On 19 February 2015 at 14:39:25, Marek T (
marek...@gmail.com) wrote:
> How would your recommendation change if the hardware needed
> to handle an additional queue with 10K messages/second which
> occasionally grows to 10M messages due to consumers (let's assume
> 10 consumers) not keeping up?
It depends on message size distribution. 10K per second can be handled by a development
laptop fairly easily if message size is < 4K (so, 4 cores, 4-8 GB of RAM, fast HDD should be OK).
There is currently a fixed cost per message out of the box because our default queue index implementation
is RAM-only. I believe it is about 20 bytes per message.
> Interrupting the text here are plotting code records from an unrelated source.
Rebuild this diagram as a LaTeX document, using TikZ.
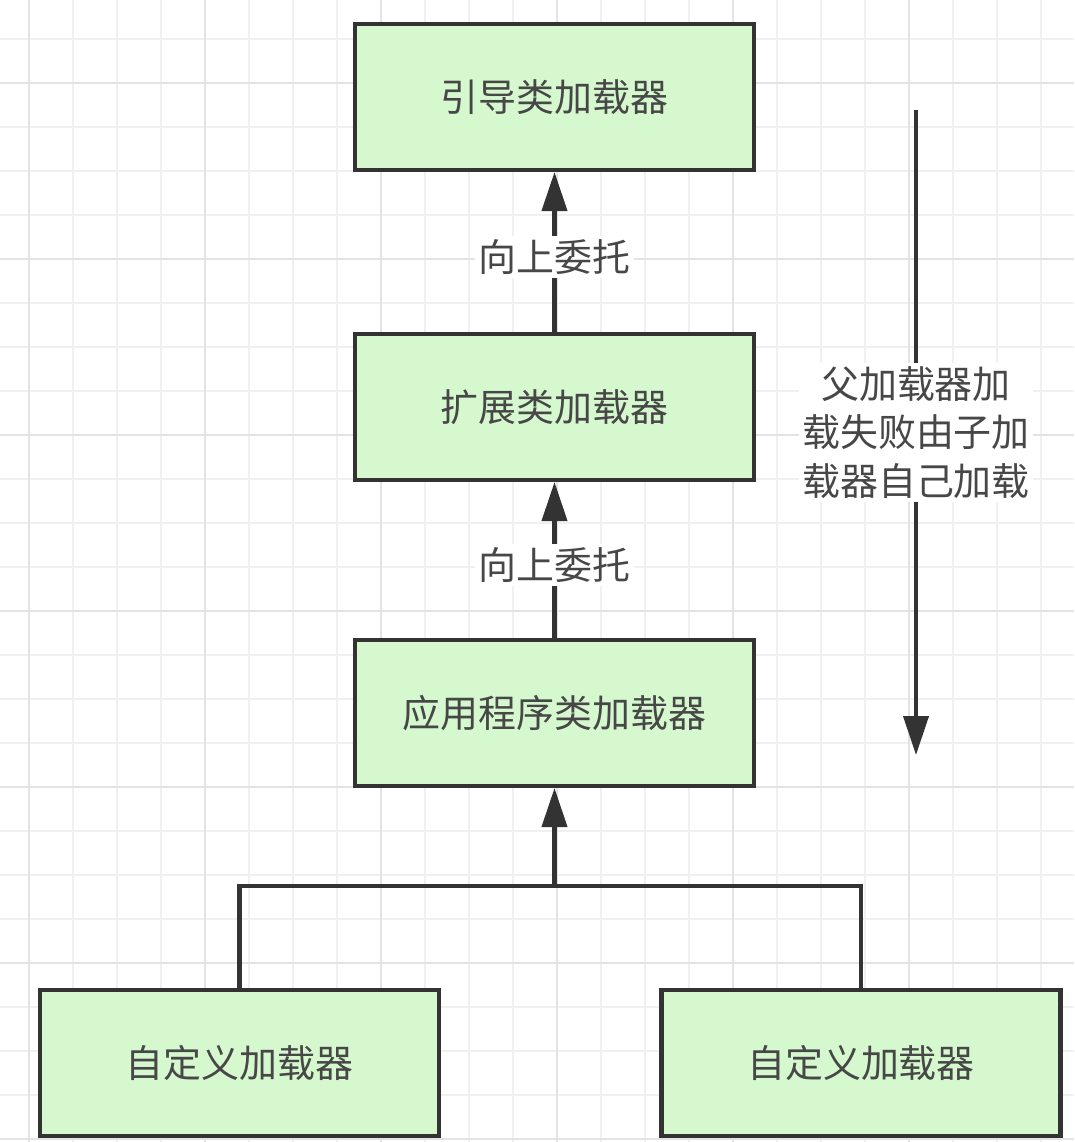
\documentclass[tikz,border=0pt]{standalone}
\usepackage{fontspec}
\newfontfamily\cjk{Noto Sans CJK SC}
\usetikzlibrary{arrows.meta}
\definecolor{boxfill}{HTML}{D5F8CE}
\definecolor{ink}{HTML}{333333}
\definecolor{gridminor}{HTML}{F0F0F0}
\definecolor{gridmajor}{HTML}{E3E3E3}
\begin{document}
\begin{tikzpicture}[
    loader/.style={draw=ink, fill=boxfill, line width=2.3pt, minimum width=7.98cm, minimum height=2.92cm, text=ink!90},
    lbl/.style={fill=white, inner sep=2pt, text=ink!90},
    flow/.style={draw=ink, line width=2.3pt, -{Triangle[length=0.78cm, width=0.5cm]}},
    conn/.style={draw=ink, line width=2.3pt},
    gridline/.style={gridminor, line width=1.1pt},
    gridbold/.style={gridmajor, line width=1.1pt},
    font=\cjk\fontsize{21.6}{27.8}\selectfont
  ]
  \useasboundingbox[fill=white] (0,0) rectangle (21.48,-22.84);

  % background grid
  \foreach \k in {0,...,23}
    \draw[gridline] ({0.58+0.88*\k},0) -- ++(0,-22.84);
  \foreach \k in {0,...,25}
    \draw[gridline] (0,{-0.78-0.88*\k}) -- ++(21.48,0);
  \foreach \k in {0,4,...,20}
    \draw[gridbold] ({0.58+0.88*\k},0) -- ++(0,-22.84);
  \foreach \k in {1,5,...,25}
    \draw[gridbold] (0,{-0.78-0.88*\k}) -- ++(21.48,0);

  \node[loader] (boot) at (11.09, -1.94) {引导类加载器};
  \node[loader] (ext) at (11.09, -8.14) {扩展类加载器};
  \node[loader] (app) at (11.09, -14.26) {应用程序类加载器};
  \node[loader] (custa) at (4.79, -21.26) {自定义加载器};
  \node[loader] (custb) at (17.22, -21.26) {自定义加载器};

  \draw[flow] (ext.north) -- node[lbl, pos=0.47] {向上委托} (boot.south);
  \draw[flow] (app.north) -- node[lbl, pos=0.47] {向上委托} (ext.south);

  \coordinate (join) at (11.09, -17.72);
  \draw[conn] (custa.north) |- (join) -| (custb.north);
  \draw[flow] (join) -- (app.south);

  \coordinate (fstart) at (18.32, -2.2);
  \coordinate (fend) at (18.32, -15.1);
  \draw[flow] (fstart) -- node[lbl, align=center] {父加载器加\\载失败由子加\\载器自己加载} (fend);
\end{tikzpicture}
\end{document}
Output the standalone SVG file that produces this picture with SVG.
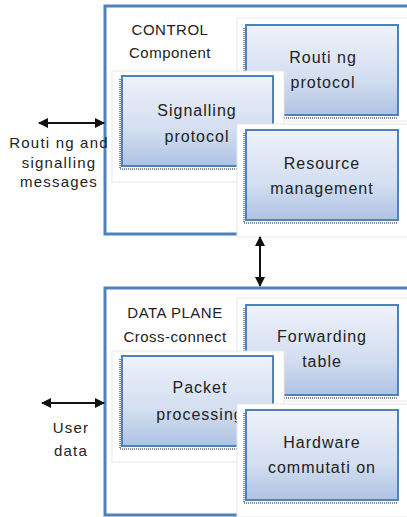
<svg xmlns="http://www.w3.org/2000/svg" width="407" height="517" viewBox="0 0 407 517">
<defs>
<linearGradient id="g" x1="0" y1="0" x2="0" y2="1">
<stop offset="0" stop-color="#eef2fa"/>
<stop offset="0.6" stop-color="#d3def0"/>
<stop offset="1" stop-color="#aec3e3"/>
</linearGradient>
<marker id="ah" viewBox="0 0 10 10" refX="9" refY="5" markerWidth="5" markerHeight="5" orient="auto-start-reverse" markerUnits="strokeWidth">
<path d="M0,0 L10,5 L0,10 z" fill="#111"/>
</marker>
<style>
.outer{fill:#fff;stroke:#4f81bd;stroke-width:3}
.panel{fill:#fff;stroke:#e8e8e8;stroke-width:1}
.box{fill:url(#g);stroke:#4f81bd;stroke-width:2}
.sh{stroke:#888;stroke-width:2;stroke-dasharray:1 1;fill:none}
.t{font-family:"Liberation Sans",Arial,sans-serif;font-size:16px;letter-spacing:1px;fill:#222;text-anchor:middle}
.h{font-family:"Liberation Sans",Arial,sans-serif;font-size:15px;letter-spacing:0.5px;fill:#222;text-anchor:middle}
.l{font-family:"Liberation Sans",Arial,sans-serif;font-size:15px;letter-spacing:1.2px;fill:#222;text-anchor:middle}
.c{stroke:#111;stroke-width:2;fill:none;marker-start:url(#ah);marker-end:url(#ah)}
</style>
</defs>
<rect width="407" height="517" fill="#fff"/>
<g id="control">
<rect class="outer" x="105" y="6" width="310" height="228"/>
<text class="h" x="170" y="35">CONTROL</text>
<text class="h" x="170" y="58">Component</text>
</g>
<g id="routing">
<rect class="panel" x="237" y="18" width="175" height="103"/>
<path class="sh" d="M244,28 V118 H398"/>
<rect class="box" x="246" y="25" width="152" height="90"/>
<text class="t" x="323" y="63">Routi ng</text>
<text class="t" x="323" y="88">protocol</text>
</g>
<g id="signalling">
<rect class="panel" x="112" y="71" width="172" height="111"/>
<path class="sh" d="M120,79 V169 H273"/>
<rect class="box" x="122" y="76" width="151" height="90"/>
<text class="t" x="197" y="116">Signalling</text>
<text class="t" x="197" y="142">protocol</text>
</g>
<g id="resource">
<rect class="panel" x="237" y="124" width="175" height="113"/>
<path class="sh" d="M244,133 V223 H398"/>
<rect class="box" x="246" y="130" width="152" height="90"/>
<text class="t" x="322" y="169">Resource</text>
<text class="t" x="322" y="194">management</text>
</g>
<g id="data">
<rect class="outer" x="105" y="288" width="310" height="227"/>
<text class="h" x="175" y="318">DATA PLANE</text>
<text class="h" x="175" y="342">Cross-connect</text>
</g>
<g id="forwarding">
<rect class="panel" x="237" y="298" width="175" height="103"/>
<path class="sh" d="M244,308 V398 H398"/>
<rect class="box" x="246" y="305" width="152" height="90"/>
<text class="t" x="322" y="342">Forwarding</text>
<text class="t" x="322" y="367">table</text>
</g>
<g id="packet">
<rect class="panel" x="112" y="351" width="172" height="111"/>
<path class="sh" d="M120,359 V449 H273"/>
<rect class="box" x="122" y="356" width="151" height="90"/>
<text class="t" x="200" y="393">Packet</text>
<text class="t" x="200" y="420">processing</text>
</g>
<g id="hardware">
<rect class="panel" x="237" y="404" width="175" height="113"/>
<path class="sh" d="M244,413 V503 H398"/>
<rect class="box" x="246" y="410" width="152" height="90"/>
<text class="t" x="322" y="448">Hardware</text>
<text class="t" x="322" y="473">commutati on</text>
</g>
<g id="labels">
<text class="l" x="59" y="148">Routi ng and</text>
<text class="l" x="59" y="168">signalling</text>
<text class="l" x="59" y="187">messages</text>
<text class="l" x="71" y="433">User</text>
<text class="l" x="71" y="456">data</text>
</g>
<g id="connectors">
<line class="c" x1="39" y1="123" x2="104" y2="123"/>
<line class="c" x1="42" y1="403" x2="104" y2="403"/>
<line class="c" x1="260" y1="237" x2="260" y2="286"/>
</g>
</svg>
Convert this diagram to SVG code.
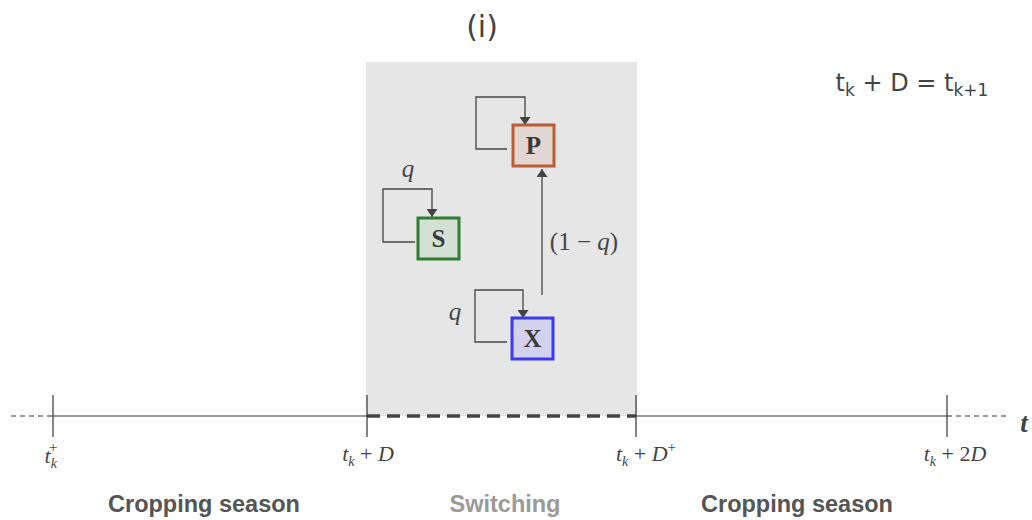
<svg xmlns="http://www.w3.org/2000/svg" width="1032" height="520" viewBox="0 0 1032 520">
<style>
.ln{stroke:#444;stroke-width:1.3;fill:none}
.ax{stroke:#333;stroke-width:1.2;fill:none}
.math{font-family:"Liberation Serif","DejaVu Serif",serif;font-style:italic;fill:#444}
.lbl{font-family:"Liberation Serif","DejaVu Serif",serif;font-weight:bold;font-size:25px;fill:#3a3a3a;text-anchor:middle}
.season{font-family:"Liberation Sans",Arial,sans-serif;font-weight:bold;font-size:23.5px;text-anchor:middle}
.sans{font-family:"DejaVu Sans","Noto Sans",sans-serif;fill:#444}
</style>
<defs>
<marker id="ah" viewBox="0 0 10 10" refX="10" refY="5" markerWidth="8" markerHeight="11" markerUnits="userSpaceOnUse" orient="auto" preserveAspectRatio="none">
<path d="M0,0 L10,5 L0,10 z" fill="#444"/>
</marker>
</defs>
<rect width="1032" height="520" fill="#fff"/>
<rect x="366" y="62" width="271" height="354" fill="#e6e6e6"/>
<text x="482" y="37" class="sans" font-size="30" text-anchor="middle">(i)</text>
<text x="912" y="91" class="sans" font-size="24" text-anchor="middle">t<tspan font-size="17" dy="5">k</tspan><tspan dy="-5"> + D = t</tspan><tspan font-size="17" dy="5">k+1</tspan></text>
<g id="axis">
<line x1="11" y1="416" x2="53" y2="416" class="ax" stroke-dasharray="5,4"/>
<line x1="53" y1="416" x2="367" y2="416" class="ax"/>
<line x1="367" y1="416" x2="636" y2="416" stroke="#444" stroke-width="3.5" stroke-dasharray="13,7"/>
<line x1="636" y1="416" x2="947" y2="416" class="ax"/>
<line x1="947" y1="416" x2="1006" y2="416" class="ax" stroke-dasharray="5,4"/>
<line x1="53" y1="395" x2="53" y2="437" class="ax"/>
<line x1="367" y1="395" x2="367" y2="437" class="ax"/>
<line x1="636" y1="395" x2="636" y2="437" class="ax"/>
<line x1="947" y1="395" x2="947" y2="437" class="ax"/>
<text x="1024" y="432" class="math" font-size="27" font-weight="bold" text-anchor="middle" fill="#333">t</text>
<text x="51" y="463" class="math" font-size="22" text-anchor="middle">t<tspan font-size="14" dy="5">k</tspan><tspan font-size="15" font-style="normal" dx="-8" dy="-16">+</tspan></text>
<text x="368" y="461" class="math" font-size="22" text-anchor="middle">t<tspan font-size="14" dy="5">k</tspan><tspan dy="-5" font-style="normal"> + </tspan>D</text>
<text x="646" y="461" class="math" font-size="22" text-anchor="middle">t<tspan font-size="14" dy="5">k</tspan><tspan dy="-5" font-style="normal"> + </tspan>D<tspan font-size="15" font-style="normal" dy="-9">+</tspan></text>
<text x="955" y="461" class="math" font-size="22" text-anchor="middle">t<tspan font-size="14" dy="5">k</tspan><tspan dy="-5" font-style="normal"> + 2</tspan>D</text>
</g>
<text x="204" y="512" class="season" fill="#555">Cropping season</text>
<text x="505" y="512" class="season" fill="#9a9a9a">Switching</text>
<text x="797" y="512" class="season" fill="#555">Cropping season</text>
<g id="connectors">
<polyline points="507,149 476,149 476,97 525,97 525,125" class="ln" marker-end="url(#ah)"/>
<polyline points="415,242 383,242 383,189 432,189 432,217" class="ln" marker-end="url(#ah)"/>
<polyline points="507,342 475,342 475,290 523,290 523,318" class="ln" marker-end="url(#ah)"/>
<line x1="542" y1="295" x2="542" y2="169" class="ln" marker-end="url(#ah)"/>
<text x="408" y="177" class="math" font-size="25" text-anchor="middle">q</text>
<text x="455" y="320" class="math" font-size="25" text-anchor="middle">q</text>
<text x="584" y="250" class="math" font-size="25" text-anchor="middle"><tspan font-style="normal">(1 − </tspan>q<tspan font-style="normal">)</tspan></text>
</g>
<g id="P">
<rect x="513" y="125" width="41" height="41" fill="#e1d6d1" stroke="#b95e34" stroke-width="3"/>
<text x="533.5" y="154" class="lbl">P</text>
</g>
<g id="S">
<rect x="418" y="218" width="41" height="41" fill="#d3e0d3" stroke="#2e7d32" stroke-width="3"/>
<text x="438.5" y="247" class="lbl">S</text>
</g>
<g id="X">
<rect x="512" y="318" width="41" height="41" fill="#d2d2ee" stroke="#3a3af5" stroke-width="3"/>
<text x="532.5" y="347" class="lbl">X</text>
</g>
</svg>
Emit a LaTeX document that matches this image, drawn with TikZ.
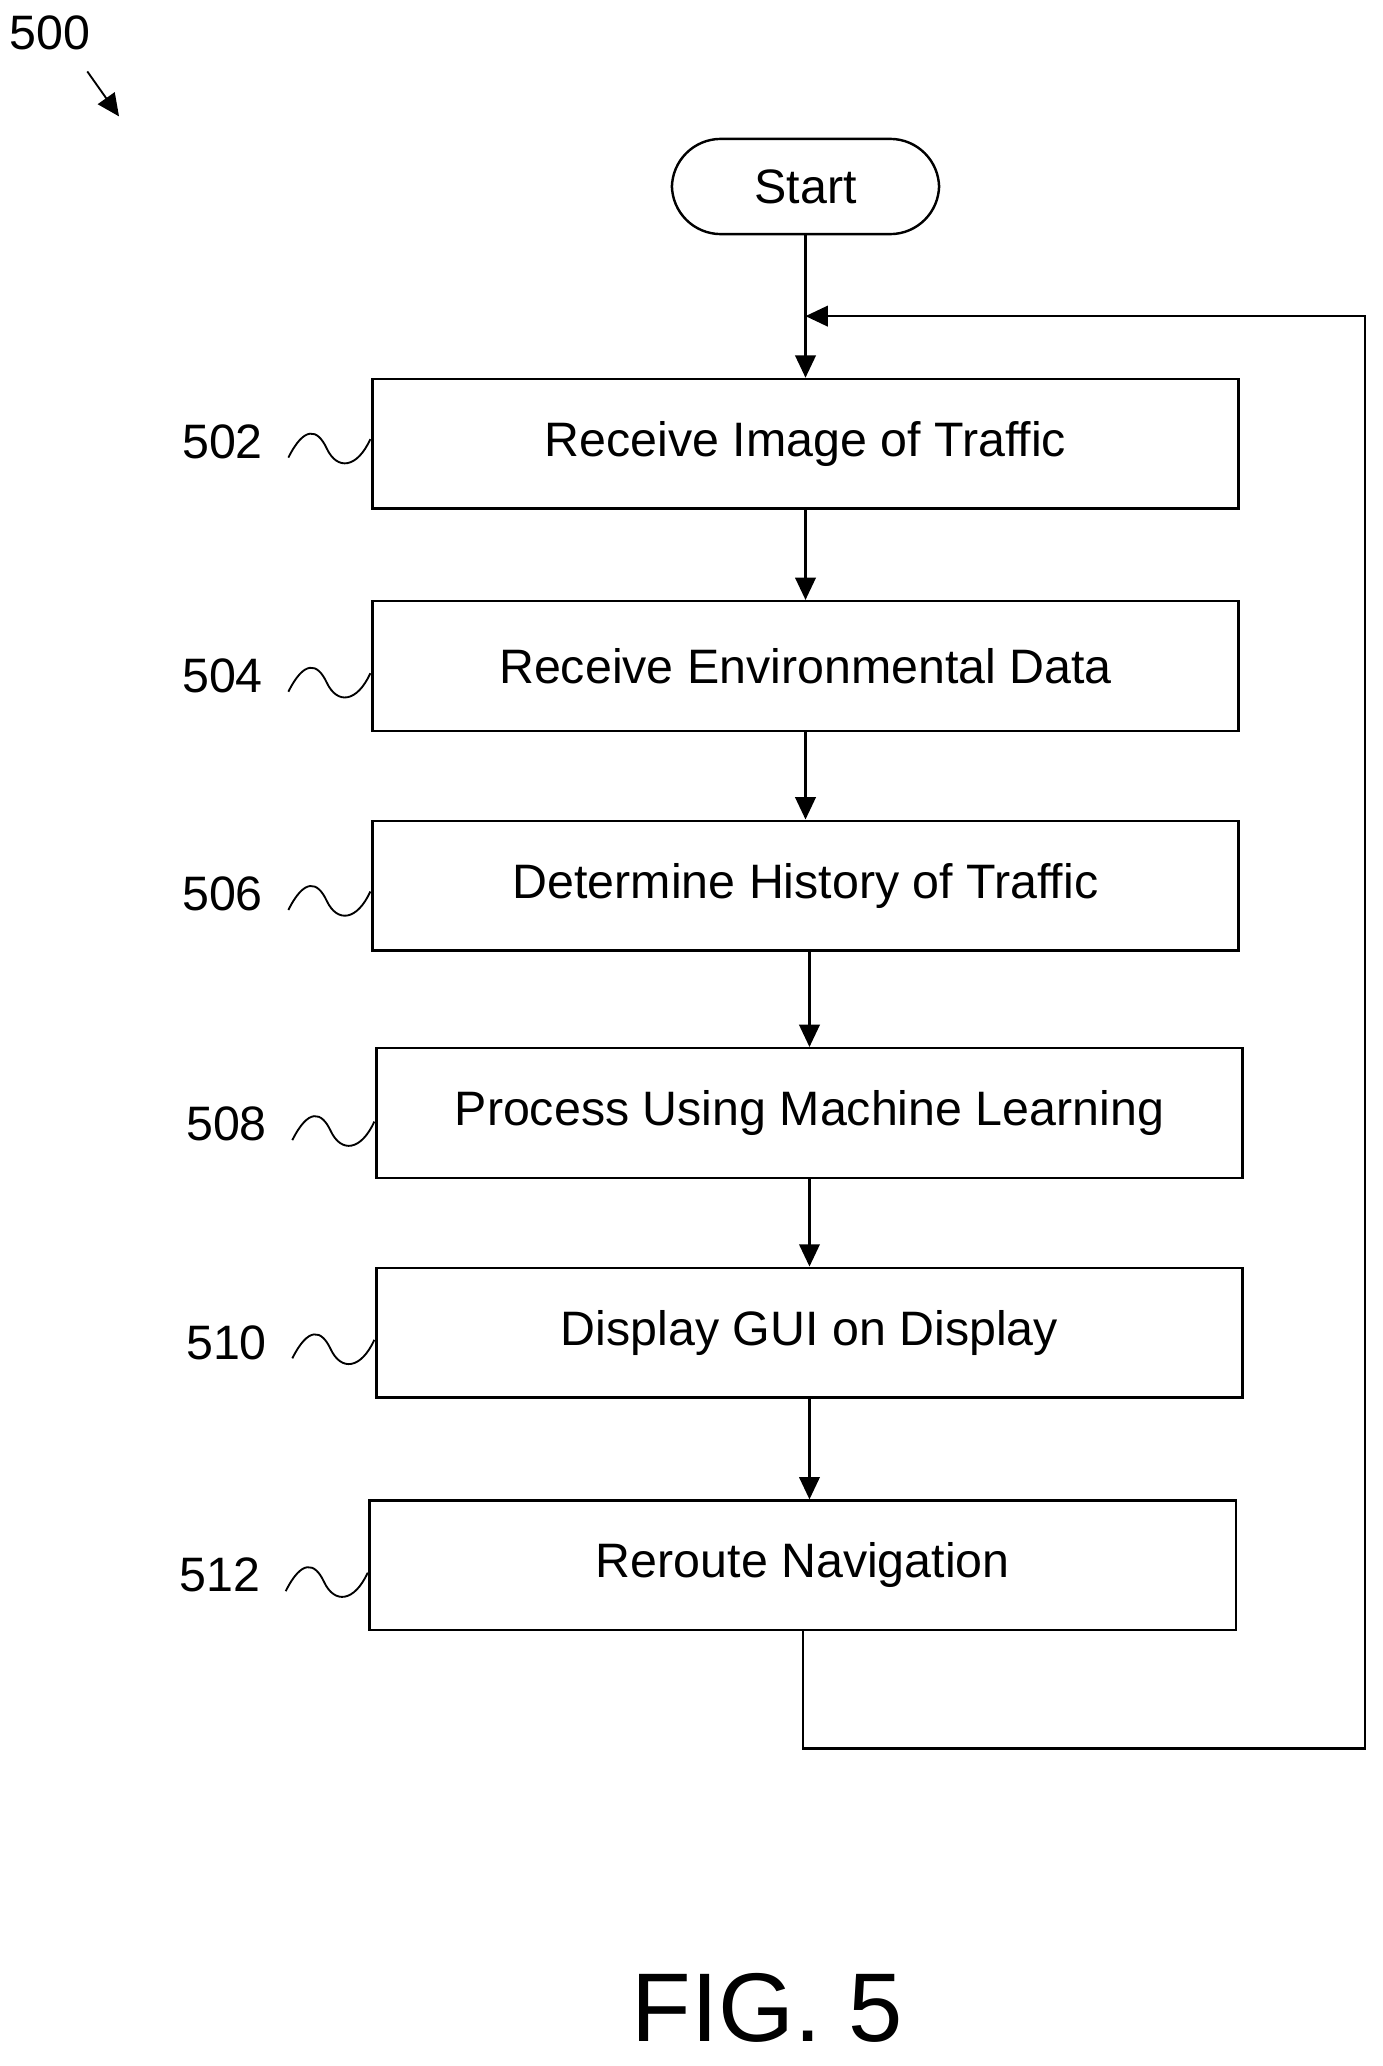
\documentclass[tikz,border=0pt]{standalone}
\usepackage{fontspec}
\setmainfont{Liberation Sans}
\usetikzlibrary{arrows.meta}
\begin{document}
\begin{tikzpicture}[x=0.05cm,y=-0.05cm,line width=2.6pt,
 box/.style={draw,minimum width=655*0.05cm,minimum height=98*0.05cm,font=\fontsize{52}{60}\selectfont},
 lab/.style={font=\fontsize{52}{60}\selectfont},
 arr/.style={-{Triangle[length=24pt,width=22pt]}}]
\useasboundingbox (0,0) rectangle (1045,1562);
\node[draw,rounded corners=37*0.05cm,minimum width=202*0.05cm,minimum height=72*0.05cm,font=\fontsize{52}{60}\selectfont] (s) at (609,141) {Start};
\node[box] (a) at (609,335.5) {Receive Image of Traffic};
\node[box] (b) at (609,503.5) {Receive Environmental Data};
\node[box] (c) at (609,669.5) {Determine History of Traffic};
\node[box] (d) at (612,841.5) {Process Using Machine Learning};
\node[box] (e) at (612,1007.5) {Display GUI on Display};
\node[box] (f) at (607,1183.5) {Reroute Navigation};
\coordinate (j) at (609,239);
\draw[arr] (s) -- (a);
\draw[arr] (a) -- (b);
\draw[arr] (b) -- (c);
\draw[arr] (c.south -| d.north) -- (d);
\draw[arr] (d) -- (e);
\draw[arr] (e) -- (f.north -| e.south);
\draw[arr] (f.south) -- (607,1322) -- (1032,1322) -- (1032,239) -- (j);
\foreach \n/\t/\y/\x in {a/502/334/280,b/504/511/280,c/506/676/280,d/508/850/283,e/510/1015/283,f/512/1191/278}{
 \node[lab,anchor=east] (l\n) at (\x-78,\y) {\t};
 \draw[line width=2pt] (\x-62,\y+12) .. controls (\x-50,\y-12) and (\x-40,\y-10) .. (\x-33,\y+5) .. controls (\x-25,\y+22) and (\x-10,\y+20) .. (\x,\y-2);
}
\node[lab] (n500) at (38,25) {500};
\coordinate (p) at (90,88);
\draw[arr,line width=2pt] (66,54) -- (p);
\node[font=\fontsize{105}{120}\selectfont] (fig) at (580,1518) {FIG. 5};
\end{tikzpicture}
\end{document}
CloudAMQP folks have a LevelDB-based index:
https://github.com/cloudamqp/msg_store_eleveldb_index
Note that it includes native code and may be OS-specific in some ways.
> If we want to ensure maximum performance, is it enough to optimize
> for RAM and just multiply the approximate volume of messges (10Mx500bytes=5GB),
> taking the 40% watermark into account => 12.5GB of RAM?
Yes, plus the queue index entry cost mentioned above. At this total RAM size you can go
up to 70-80% with the limit, 40% sounds unreasonably low to me.
> My assumptions is that RabbitMQ benefits from multi-core processors,
> is there a practical limit when adding any more processors will
> be unnecessary? (depending on number of queues/consumers?)
> Would it be beneficial to separate this huge queue away from the
> others in a separate broker?
The benefit from extra cores will be greatest when you have more queues and connections/channels
going. For 1K queues and 1K connections I'd expect 4 and 8 cores to work about as well.
16 should make a difference but shouldn't be necessary for the described workload.
Again, the typical "please test it with PerfTest with a similar workload and see for yourself" suggestion
applies but your thinking is largely correct.